Mother Nature got us into this mess. Mother Nature will probably get us out. That’s the consensus of local experts on the huge log jam under the King George VI Lift Bridge in Port Stanley.
As intimidating and disruptive as it may appear, the log jam caused by the on-again, off-again spring thaw is very likely to clear itself before commercial and recreational activities resume on Kettle Creek.
Experts agree dredging is out of the question if Mother Nature flushes the Kettle Creek Conservation Authority (KCCA) watershed, as is the tradition.
“The debris that has accumulated under the lift bridge will move downstream naturally as the spring freshet continues over the coming weeks,” said Jennifer Dow, KCCA’s Water Conservation Supervisor.
Elgin County weathered two episodes of flooding in less than a week in February. First an Alberta Clipper brought warmer weather and precipitation of 25-to-35 millimeters (mm). It also released 44-to-116 mm of moisture from the snowpack. Next, a Texas Low brought accumulations of between 15-to-25 millimeters (mm), with an additional five-to-10 mm from convective storm cells within the system.
“The debris that comes down Kettle Creek happens quite often, practically on an annual basis,” said Lloyd Perrin, Central Elgin’s Director of Asset Management and Development. “Typically, the majority of this debris makes its way out to the lake.
“If there are large trees (or other large objects) that can’t make (their) way out, then these get pulled out and removed from site,” added Perrin. “Based on soundings that were taken in the fall of 2021, there is not a need to undertake dredging in 2022.”
Derek Niles, a Port Stanley based commercial and tourism marine operator, agrees with Dow and Perrin about the forces of nature taking care of business on the creek.
Yet Niles is concerned about an area some 50 yards north of the bridge.

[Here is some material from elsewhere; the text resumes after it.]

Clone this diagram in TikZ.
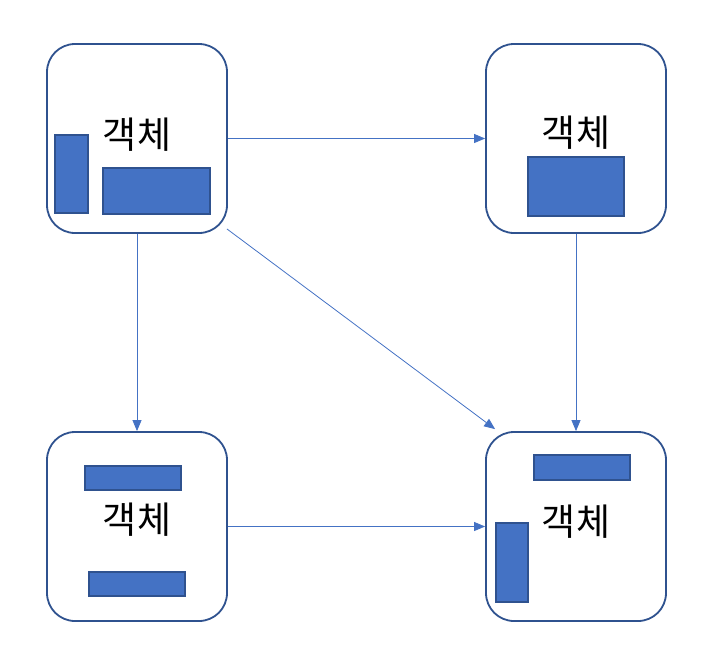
\documentclass[tikz,border=0pt]{standalone}
\usepackage{fontspec}
\usepackage{xcolor}
\usepackage{tikz}
\usetikzlibrary{arrows.meta, positioning, calc}
\newfontfamily\krfont{Noto Sans CJK KR}
\definecolor{objline}{HTML}{2F528F}
\definecolor{objfill}{HTML}{4472C4}

\begin{document}
\begin{tikzpicture}[x=1pt, y=-1pt,
  obj/.style={draw=objline, line width=1.8pt, rounded corners=28pt, fill=white,
    minimum width=180pt, minimum height=189pt, inner sep=0pt},
  part/.style={draw=objline, line width=1.3pt, fill=objfill, inner sep=0pt},
  label/.style={font=\krfont\fontsize{37}{42}\selectfont, inner sep=0pt},
  arrow/.style={-{Triangle[length=11pt, width=9pt]}, line width=0.8pt, draw=objfill}]
  \useasboundingbox (0,0) rectangle (708,662);
  % the four objects
  \node[obj] (tl) at (137,138.5) {};
  \node[obj] (tr) at (576,138.5) {};
  \node[obj] (bl) at (137,526.5) {};
  \node[obj] (br) at (576,526.5) {};
  % parts inside them
  \node[part, minimum width=33pt, minimum height=78pt] (tla) at (71.5,174) {};
  \node[part, minimum width=107pt, minimum height=46pt] (tlb) at (156.5,191) {};
  \node[part, minimum width=96pt, minimum height=59pt] (tra) at (576,186.5) {};
  \node[part, minimum width=96pt, minimum height=24pt] (bla) at (133,478) {};
  \node[part, minimum width=96pt, minimum height=24pt] (blb) at (137,584) {};
  \node[part, minimum width=96pt, minimum height=25pt] (bra) at (582,467.5) {};
  \node[part, minimum width=32pt, minimum height=79pt] (brb) at (512,562.5) {};
  % texts
  \node[label] (tlt) at (137,135) {객체};
  \node[label] (trt) at (576,133) {객체};
  \node[label] (blt) at (137,520) {객체};
  \node[label] (brt) at (576,522) {객체};
  % links
  \draw[arrow] (tl) -- (tr);
  \draw[arrow] (tl) -- (bl);
  \draw[arrow] (tr) -- (br);
  \draw[arrow] (bl) -- (br);
  \draw[arrow] ($(tl.south east)+(-1,-5)$) -- ($(br.north west)+(10,-2)$);
\end{tikzpicture}
\end{document}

A stretch of Kettle Creek was dredged to a depth of about 12 feet as part of the recent bridge restoration project. Niles used his own equipment to survey that area last year and noted that 20 yards north of the bridge, the creek floor “sharply comes up.” That transition could snag debris flowing in the creek.
“It’s way too early to say what’s going to happen,” he added. “We don’t know what the spring rains will bring and what will get washed out to the lake. (However) that transition area may be a problem. That may bring a navigation hazard.”